Igor Setchin, Chief Executive of Russia's state-owned oil major Rosneft, announced Tuesday that his company will lower its daily oil production by 25,000 barrels.

Setchin attributed the decision to "current market conditions," which had seen oil prices fall by 30 percent since June this year.

The announcement was made following talks between Russia, Saudi Arabia, Mexico and Venezuela, which failed to find an agreement on how to address a growing oil glut.

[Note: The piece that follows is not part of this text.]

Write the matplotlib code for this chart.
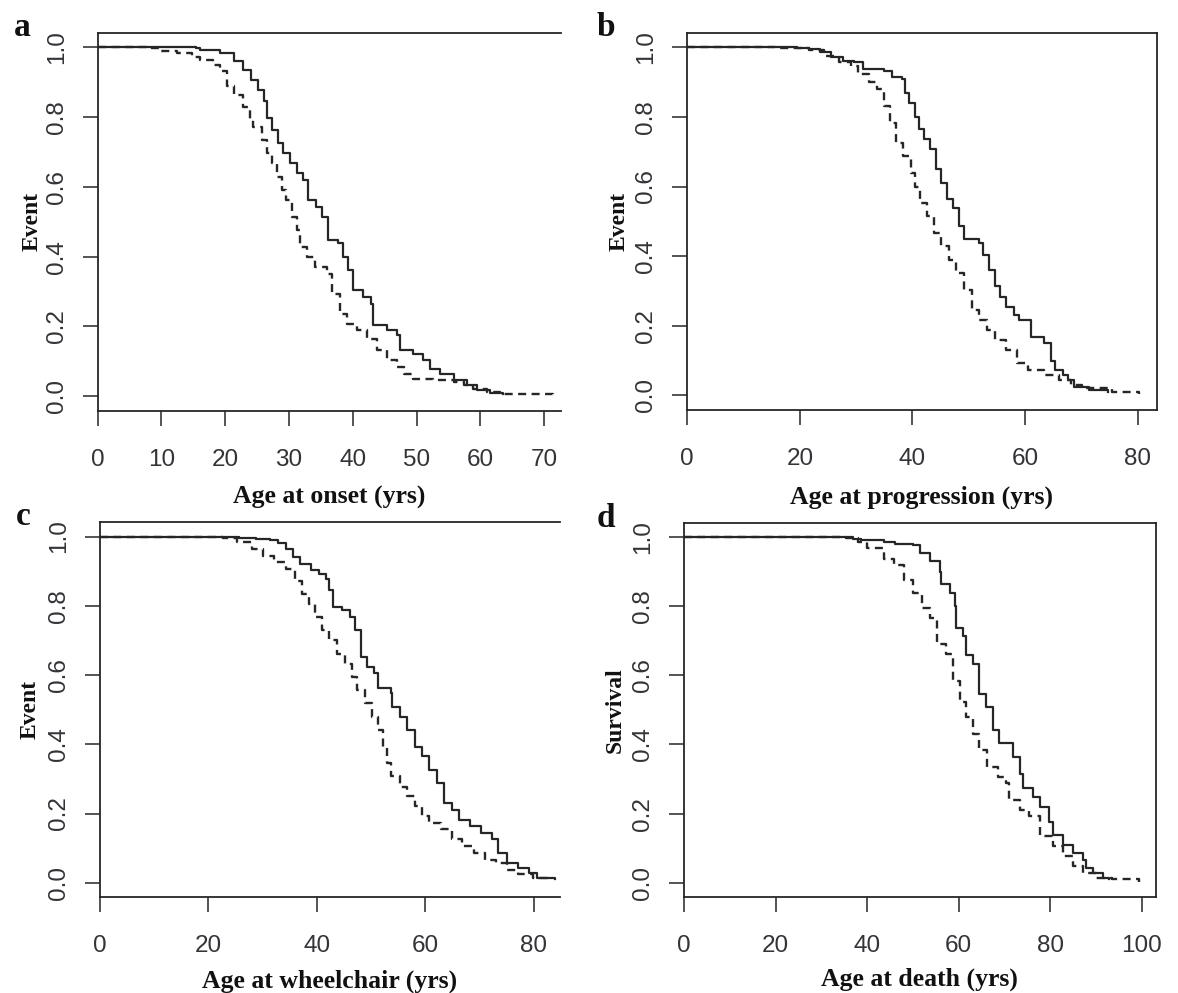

After the meeting, crude prices turned even lower, with international benchmark North Sea Brent Crude falling more than $1 (0.80 euro) a barrel to about $78.

OPEC crunch meeting

Two days ahead of a meeting of the Organization of Petroleum Exporting Countries (OPEC) in Vienna on Thursday, Russian and Mexican energy officials rushed to Vienna to push OPEC members to counter the threat of further price falls.

Venezuelan Foreign Minister Rafael Ramirez told reporters after the meeting that while all sides agreed current prices were "not good" for producing countries, no output cuts could be arranged - or guaranteed at Thursday's OPEC meeting.

"We discussed the situation in the market, we shared our points of view, we need to keep in contact and we agreed to meet again in three months," Ramirez said.

Oil market observers are divided on the outcome of OPEC's Thursday meeting in the Austrian capital. Predictions range from a large production cut to revive prices, to a small reduction, or none at all.

Current prices are far below what most OPEC members and rival producers such as Russia need to balance their budgets. Oil producers across the world are struggling to adapt to growing supplies from the US shale boom.

Some analysts say an OPEC cut of as much as 1.5 million barrels per day (bpd) is needed to support oil prices and avoid increasing a supply glut in the first half of 2015.